Para quem está familiarizado com o trabalho de Stiefvater, A Corrida de Escorpião é uma ode ao que a autora faz de melhor, concentrado em 300 e poucas páginas. Para aqueles que desejam mergulhar de cabeça no mundo mágico e onírico, mas ao mesmo tempo real, da também desenhista, compositora e motorista de corrida nas horas vagas, o quarto livro de sua carreira é um bom lugar para começar.

Novembro é um mês importante, e também cheio de medo, excitação, caos organizado e corridas, para os moradores da razoavelmente pacata — em outras épocas do ano — ilha de Thisby. Isolada do resto do continente, o pedaço de terra que abriga pessoas simples, em sua maioria pescadores, vive diariamente o fascínio e o medo de dividir o oceano que os rodeia com os temíveis capall uisce (cavalos d’água), animais maiores que cavalos normais, com dentes enormes e afiados, que na primeira chance que tiverem devorarão qualquer coisa que se colocar em seu caminho.

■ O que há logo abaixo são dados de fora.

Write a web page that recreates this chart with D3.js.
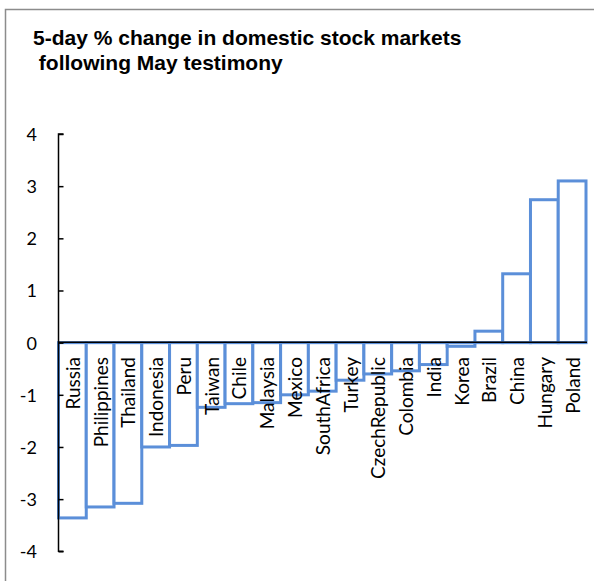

“Eles são lindos e mortais, nos amam e nos odeiam.”

Quanto mais o penúltimo mês do ano se aproxima, mais os cavalos d’água ficam suscetíveis a passearam por terra e se tornarem um perigo para os moradores da ilha. Aproveitando o combo perfeito de medo e adrenalina ao se colocar em perigo, Thisby conta com a corrida de escorpião, prova que reúne dezenas de ilhéus dispostos a domar e montar os capall uisce em troca de dinheiro e prestígio.

Sean Kendrick é um desses competidores, apesar de seus motivos não estarem nem remotamente ligados a dinheiro e poder. Com 19 anos, ele já venceu quatro vezes as corridas e, mesmo sendo taciturno e “na sua”, é respeitado na ilha por esse feito. O garanhão Corr, a montaria de Sean, é vermelho e descrito por vezes como letal e uma visão do inferno. Apesar disso, o personagem é o único que consegue domá-lo, afinal se você quer controlar seu cavalo d’água, Kendrick é a pessoa certa a chamar. Mas se Sean é um filho das corridas e amante do oceano, Kate Conolly, ou Puck para os íntimos, vem de uma família que vive uma vida paralela a toda a agitação do esporte que movimenta a ilha. Para os pais de Puck, quanto menos os Conolly se envolverem com o fascínio e temor da ilha pelos capall uisce, melhor, até que os dois são mortos por um cavalo d’água, deixando os filhos órfãos e sem muito com o que se sustentar. Na iminência de perder a casa de sua família, ver seu irmão mais velho, Gabe, que deveria ser responsável por ela e seu irmão caçula, Finn, planejando trocar a dura e sangrenta vida em Thisby por uma vida mais justa no continente, Puck é levada a tomar as rédeas da situação.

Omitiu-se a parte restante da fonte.